Schmeler et al. erwähnen, dass die Sonographie eine akkurate Methode zur Abgrenzung von benignen und malignen Befunden darstellt und in ausgewählten Fällen auch die Observanz eine vertretbare Alternative zur antepartalen Operation darstellt [3]. Hutt et al. berichten von 2 Patientinnen mit großen Ovarialzysten, welche in der Schwangerschaft sonographisch gezielt punktiert wurden. Bei einer Patientin wurde die Zyste sogar sub partu punktiert. Beide Frauen konnten vaginal entbinden [6].
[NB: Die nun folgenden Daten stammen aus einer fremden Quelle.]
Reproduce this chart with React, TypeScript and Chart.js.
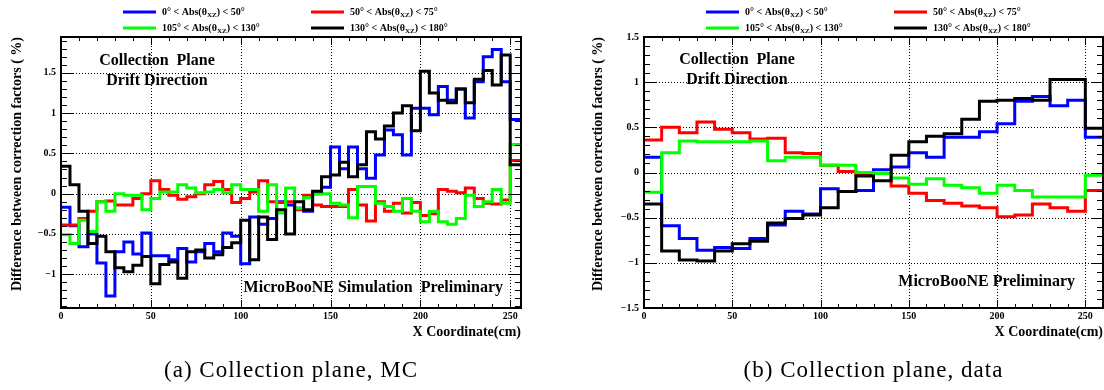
import React, { useEffect, useRef } from "react";
import { Chart, registerables } from "chart.js";

Chart.register(...registerables);

const SERIF = '"Liberation Serif", "Times New Roman", Times, serif';

// ---------- Panel (a): Collection plane, MC (5 cm bins) ----------
const mcBinEdges = [
  0, 5, 10, 15, 20, 25, 30, 35, 40, 45, 50, 55, 60, 65, 70, 75, 80, 85, 90, 95,
  100, 105, 110, 115, 120, 125, 130, 135, 140, 145, 150, 155, 160, 165, 170, 175,
  180, 185, 190, 195, 200, 205, 210, 215, 220, 225, 230, 235, 240, 245, 250, 256,
];
const mcBlue = [
  -0.17, -0.4, -0.66, -0.5, -0.86, -1.27, -0.72, -0.6, -0.75, -0.49,
  -0.77, -0.77, -0.82, -0.68, -0.85, -0.72, -0.62, -0.72, -0.49, -0.53,
  -0.87, -0.29, -0.38, -0.31, -0.1, -0.14, -0.18, -0.22, 0.0, 0.08,
  0.58, 0.31, 0.58, 0.31, 0.19, 0.48, 0.79, 0.73, 0.48, 1.06,
  1.06, 0.98, 1.33, 1.16, 1.3, 0.94, 1.39, 1.7, 1.79, 1.39,
  0.92,
];
const mcRed = [
  -0.39, -0.39, -0.31, -0.22, -0.1, -0.09, -0.14, -0.14, -0.06, 0.0,
  0.16, 0.05, -0.02, -0.07, -0.04, 0.0, 0.11, 0.15, 0.05, -0.11,
  -0.06, 0.02, 0.16, -0.1, -0.11, -0.1, -0.2, -0.02, -0.14, -0.16,
  -0.16, -0.16, 0.05, -0.14, -0.34, -0.1, -0.22, -0.12, -0.24, -0.11,
  -0.27, -0.25, 0.05, 0.03, 0.01, 0.07, -0.06, -0.12, -0.13, -0.08,
  0.41,
];
const mcGreen = [
  -0.51, -0.62, -0.33, -0.47, -0.1, -0.22, 0.0, -0.02, -0.02, -0.2,
  -0.06, 0.02, 0.02, 0.11, 0.07, 0.01, 0.02, 0.05, 0.01, 0.11,
  0.05, 0.05, -0.22, 0.11, -0.24, 0.07, -0.18, -0.05, 0.0, 0.0,
  -0.12, -0.14, -0.3, 0.09, 0.09, -0.12, -0.16, -0.22, -0.06, -0.22,
  -0.35, -0.22, -0.35, -0.38, -0.31, -0.02, -0.16, -0.1, 0.05, -0.12,
  0.61,
];
const mcBlack = [
  0.34, 0.11, -0.22, -0.62, -0.53, -0.72, -0.92, -0.97, -0.89, -0.78,
  -1.12, -0.88, -0.85, -1.05, -0.72, -0.7, -0.8, -0.76, -0.67, -0.61,
  -0.33, -0.82, -0.29, -0.57, -0.2, -0.5, -0.1, -0.2, 0.03, 0.21,
  0.23, 0.39, 0.21, 0.36, 0.77, 0.68, 0.84, 1.0, 1.09, 0.78,
  1.52, 1.25, 1.16, 1.13, 1.3, 1.13, 1.42, 1.53, 1.35, 1.72,
  0.36,
];

// ---------- Panel (b): Collection plane, data (10 cm bins) ----------
const dataBinEdges = [
  0, 10, 20, 30, 40, 50, 60, 70, 80, 90, 100, 110, 120, 130, 140, 150, 160, 170,
  180, 190, 200, 210, 220, 230, 240, 250, 260,
];
const dataBlue = [
  0.17, -0.59, -0.73, -0.86, -0.83, -0.84, -0.73, -0.58, -0.43, -0.46,
  -0.18, -0.21, -0.2, 0.03, 0.06, 0.22, 0.17, 0.39, 0.39, 0.45,
  0.54, 0.79, 0.84, 0.74, 0.8, 0.39,
];
const dataRed = [
  0.36, 0.5, 0.44, 0.56, 0.48, 0.44, 0.37, 0.38, 0.22, 0.21,
  0.08, 0.01, -0.01, -0.01, -0.15, -0.23, -0.31, -0.34, -0.37, -0.39,
  -0.49, -0.47, -0.35, -0.39, -0.43, -0.2,
];
const dataGreen = [
  -0.22, 0.22, 0.35, 0.34, 0.34, 0.34, 0.35, 0.13, 0.17, 0.17,
  0.08, 0.08, 0.0, -0.01, -0.06, -0.13, -0.07, -0.14, -0.17, -0.23,
  -0.14, -0.2, -0.27, -0.27, -0.27, -0.03,
];
const dataBlack = [
  -0.35, -0.87, -0.97, -0.98, -0.87, -0.79, -0.76, -0.56, -0.51, -0.47,
  -0.39, -0.21, -0.04, -0.09, 0.19, 0.34, 0.4, 0.43, 0.59, 0.79,
  0.8, 0.82, 0.8, 1.03, 1.03, 0.49,
];

// ---------- Shared labels ----------
const seriesNames = [
  "0° < Abs(θ_{XZ}) < 50°",
  "50° < Abs(θ_{XZ}) < 75°",
  "105° < Abs(θ_{XZ}) < 130°",
  "130° < Abs(θ_{XZ}) < 180°",
];
const seriesColors = ["#0000ff", "#ff0000", "#00ff00", "#000000"];
const xTickValues = [0, 50, 100, 150, 200, 250];
const mcYTickValues = [-1, -0.5, 0, 0.5, 1, 1.5];
const mcYTickLabels = ["\u22121", "\u22120.5", "0", "0.5", "1", "1.5"];
const dataYTickValues = [-1.5, -1, -0.5, 0, 0.5, 1, 1.5];
const dataYTickLabels = ["\u22121.5", "\u22121", "\u22120.5", "0", "0.5", "1", "1.5"];
const xTitle = "X Coordinate(cm)";
const yTitle = "Difference between correction factors ( %)";

type Note = { text: string; x: number; y: number; align: CanvasTextAlign; from: "left" | "right" };

type PanelCfg = {
  edges: number[];
  series: number[][];
  xMax: number;
  yMin: number;
  yMax: number;
  yTicks: number[];
  yLabels: string[];
  caption: string;
  notes: Note[];
  padLeft: number;
  padRight: number;
  yAxisWidth: number;
};

const panels: PanelCfg[] = [
  {
    edges: mcBinEdges,
    series: [mcBlue, mcRed, mcGreen, mcBlack],
    xMax: 256,
    yMin: -1.42,
    yMax: 1.945,
    yTicks: mcYTickValues,
    yLabels: mcYTickLabels,
    caption: "(a) Collection plane, MC",
    notes: [
      { text: "Collection  Plane", x: 96, y: 61, align: "center", from: "left" },
      { text: "Drift Direction", x: 96, y: 81, align: "center", from: "left" },
      { text: "MicroBooNE Simulation  Preliminary", x: -18, y: 288, align: "right", from: "right" },
    ],
    padLeft: 0,
    padRight: 31,
    yAxisWidth: 61,
  },
  {
    edges: dataBinEdges,
    series: [dataBlue, dataRed, dataGreen, dataBlack],
    xMax: 260,
    yMin: -1.5,
    yMax: 1.5,
    yTicks: dataYTickValues,
    yLabels: dataYTickLabels,
    caption: "(b) Collection plane, data",
    notes: [
      { text: "Collection  Plane", x: 93, y: 60, align: "center", from: "left" },
      { text: "Drift Direction", x: 93, y: 80, align: "center", from: "left" },
      { text: "MicroBooNE Preliminary", x: -28, y: 282, align: "right", from: "right" },
    ],
    padLeft: 29,
    padRight: 1,
    yAxisWidth: 63,
  },
];

function histPoints(edges: number[], vals: number[]) {
  const pts: { x: number; y: number }[] = [];
  vals.forEach((v, i) => {
    pts.push({ x: edges[i], y: v });
    pts.push({ x: edges[i + 1], y: v });
  });
  return pts;
}

function drawRich(ctx: CanvasRenderingContext2D, x: number, y: number, s: string) {
  const parts = s.split(/(_\{[^}]*\})/).filter((p) => p.length > 0);
  let cx = x;
  for (const p of parts) {
    const sub = p.startsWith("_{");
    const t = sub ? p.slice(2, -1) : p;
    ctx.font = sub ? `bold 7px ${SERIF}` : `bold 10px ${SERIF}`;
    ctx.fillText(t, cx, sub ? y + 3 : y);
    cx += ctx.measureText(t).width;
  }
}

function makeDecor(p: PanelCfg) {
  return {
    id: "rootDecor",
    beforeDatasetsDraw(chart: any) {
      const { ctx, chartArea: a, scales } = chart;
      const xs = scales.x;
      const ys = scales.y;
      ctx.save();
      ctx.strokeStyle = "#000";
      ctx.lineWidth = 1;
      ctx.setLineDash([1, 2]);
      ctx.beginPath();
      xTickValues.forEach((v) => {
        const px = Math.round(xs.getPixelForValue(v)) + 0.5;
        if (px <= a.left + 2 || px >= a.right - 2) return;
        ctx.moveTo(px, a.top);
        ctx.lineTo(px, a.bottom);
      });
      p.yTicks.forEach((v) => {
        const py = Math.round(ys.getPixelForValue(v)) + 0.5;
        if (py <= a.top + 2 || py >= a.bottom - 2) return;
        ctx.moveTo(a.left, py);
        ctx.lineTo(a.right, py);
      });
      ctx.stroke();
      ctx.restore();
    },
    afterDatasetsDraw(chart: any) {
      const { ctx, chartArea: a, scales } = chart;
      const xs = scales.x;
      const ys = scales.y;
      ctx.save();
      // inner tick marks (ROOT style, all four sides)
      ctx.strokeStyle = "#000";
      ctx.lineWidth = 1;
      ctx.beginPath();
      for (let k = 0; k * 10 <= p.xMax + 1e-9; k++) {
        const v = k * 10;
        const px = Math.round(xs.getPixelForValue(v)) + 0.5;
        const len = k % 5 === 0 ? 8 : 4;
        ctx.moveTo(px, a.bottom);
        ctx.lineTo(px, a.bottom - len);
        ctx.moveTo(px, a.top);
        ctx.lineTo(px, a.top + len);
      }
      const k0 = Math.ceil(p.yMin * 10 - 1e-9);
      const k1 = Math.floor(p.yMax * 10 + 1e-9);
      for (let k = k0; k <= k1; k++) {
        const py = Math.round(ys.getPixelForValue(k / 10)) + 0.5;
        const len = k % 5 === 0 ? 12 : 6;
        ctx.moveTo(a.left, py);
        ctx.lineTo(a.left + len, py);
        ctx.moveTo(a.right, py);
        ctx.lineTo(a.right - len, py);
      }
      ctx.stroke();
      // frame
      ctx.lineWidth = 2;
      ctx.strokeRect(a.left, a.top, a.right - a.left, a.bottom - a.top);
      ctx.restore();
    },
    afterDraw(chart: any) {
      const { ctx, chartArea: a } = chart;
      ctx.save();
      ctx.fillStyle = "#000";
      ctx.textBaseline = "middle";
      // legend
      const colX = [62, 250];
      const rowY = [12, 28];
      seriesNames.forEach((name, i) => {
        const x0 = a.left + colX[i % 2];
        const yc = rowY[Math.floor(i / 2)];
        ctx.strokeStyle = seriesColors[i];
        ctx.lineWidth = 3;
        ctx.beginPath();
        ctx.moveTo(x0, yc);
        ctx.lineTo(x0 + 33, yc);
        ctx.stroke();
        ctx.textAlign = "left";
        drawRich(ctx, x0 + 39, yc, name);
      });
      // annotations
      ctx.font = `bold 16px ${SERIF}`;
      p.notes.forEach((n) => {
        ctx.textAlign = n.align;
        const x = n.from === "left" ? a.left + n.x : a.right + n.x;
        ctx.fillText(n.text, x, n.y);
      });
      // sub-figure caption
      ctx.font = `23px ${SERIF}`;
      try {
        (ctx as any).letterSpacing = "1px";
      } catch (e) {
        /* ignore */
      }
      ctx.textAlign = "center";
      ctx.fillText(p.caption, (a.left + a.right) / 2, 371);
      ctx.restore();
    },
  };
}

function HistPanel({ p, left }: { p: PanelCfg; left: number }) {
  const ref = useRef<HTMLCanvasElement>(null);
  useEffect(() => {
    if (!ref.current) return;
    const order = [3, 2, 1, 0];
    const chart = new Chart(ref.current, {
      type: "line",
      data: {
        datasets: p.series.map((vals, i) => ({
          label: seriesNames[i].replace(/_\{([^}]*)\}/, "$1"),
          data: histPoints(p.edges, vals),
          borderColor: seriesColors[i],
          backgroundColor: seriesColors[i],
          borderWidth: 3,
          pointRadius: 0,
          fill: false,
          tension: 0,
          borderJoinStyle: "miter" as const,
          borderCapStyle: "butt" as const,
          order: order[i],
        })),
      },
      options: {
        animation: false,
        responsive: false,
        devicePixelRatio: 1,
        events: [],
        parsing: false as any,
        layout: { padding: { left: p.padLeft, right: p.padRight, top: 37, bottom: 48 } },
        plugins: {
          legend: { display: false },
          tooltip: { enabled: false },
          title: { display: false },
        },
        scales: {
          x: {
            type: "linear",
            min: 0,
            max: p.xMax,
            afterBuildTicks: (s: any) => {
              s.ticks = xTickValues.map((v) => ({ value: v }));
            },
            afterFit: (s: any) => {
              s.height = 34;
            },
            ticks: {
              autoSkip: false,
              maxRotation: 0,
              includeBounds: false,
              padding: 2,
              color: "#000",
              font: { family: SERIF, size: 10, weight: "bold" },
              callback: (v: any) => String(v),
            },
            grid: { display: false, drawTicks: false },
            border: { display: false },
            title: {
              display: true,
              text: xTitle,
              align: "end",
              color: "#000",
              font: { family: SERIF, size: 14, weight: "bold" },
              padding: { top: 0, bottom: 1.5 },
            },
          },
          y: {
            type: "linear",
            min: p.yMin,
            max: p.yMax,
            afterBuildTicks: (s: any) => {
              s.ticks = p.yTicks.map((v) => ({ value: v }));
            },
            afterFit: (s: any) => {
              s.width = p.yAxisWidth;
            },
            ticks: {
              autoSkip: false,
              includeBounds: false,
              padding: 5,
              color: "#000",
              font: { family: SERIF, size: 10, weight: "bold" },
              callback: (v: any) => {
                const idx = p.yTicks.findIndex((t) => Math.abs(t - v) < 1e-9);
                return idx >= 0 ? p.yLabels[idx] : "";
              },
            },
            grid: { display: false, drawTicks: false },
            border: { display: false },
            title: {
              display: true,
              text: yTitle,
              align: "end",
              color: "#000",
              font: { family: SERIF, size: 14, weight: "bold" },
              padding: { top: 8.6, bottom: 0 },
            },
          },
        },
      },
      plugins: [makeDecor(p)],
    } as any);
    return () => chart.destroy();
  }, [p]);
  return (
    <canvas
      ref={ref}
      width={552}
      height={390}
      style={{ position: "absolute", left, top: 0, width: 552, height: 390 }}
    />
  );
}

export default function App() {
  return (
    <div
      style={{
        position: "absolute",
        left: 0,
        top: 0,
        width: 1104,
        height: 390,
        background: "#fff",
        overflow: "hidden",
      }}
    >
      <HistPanel p={panels[0]} left={0} />
      <HistPanel p={panels[1]} left={552} />
    </div>
  );
}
Die Erhebung von Tumormarkern wird aufgrund der Streuungsbreite und der physiologischen Auslenkung in der Schwangerschaft zur Bewertung von Adnexbefunden während der Schwangerschaft nicht empfohlen [1, 3].

Fazit für die Praxis

  • Dargestellt wurde der Fall einer 28-jährigen Gravida II Para 0 mit großem, symptomatischem Adnexbefund in der 30. SSW (Schwangerschaftswoche).

  • In ausgewählten Fällen kann – bei fehlenden Malignitätskriterien sowie strenger Nutzen-Risiko-Abwägung – eine Punktion in Erwägung gezogen werden.

  • Bei der vorgestellten Patientin konnten somit das Frühgeburtlichkeitsrisiko gesenkt und das fetale Outcome verbessert werden.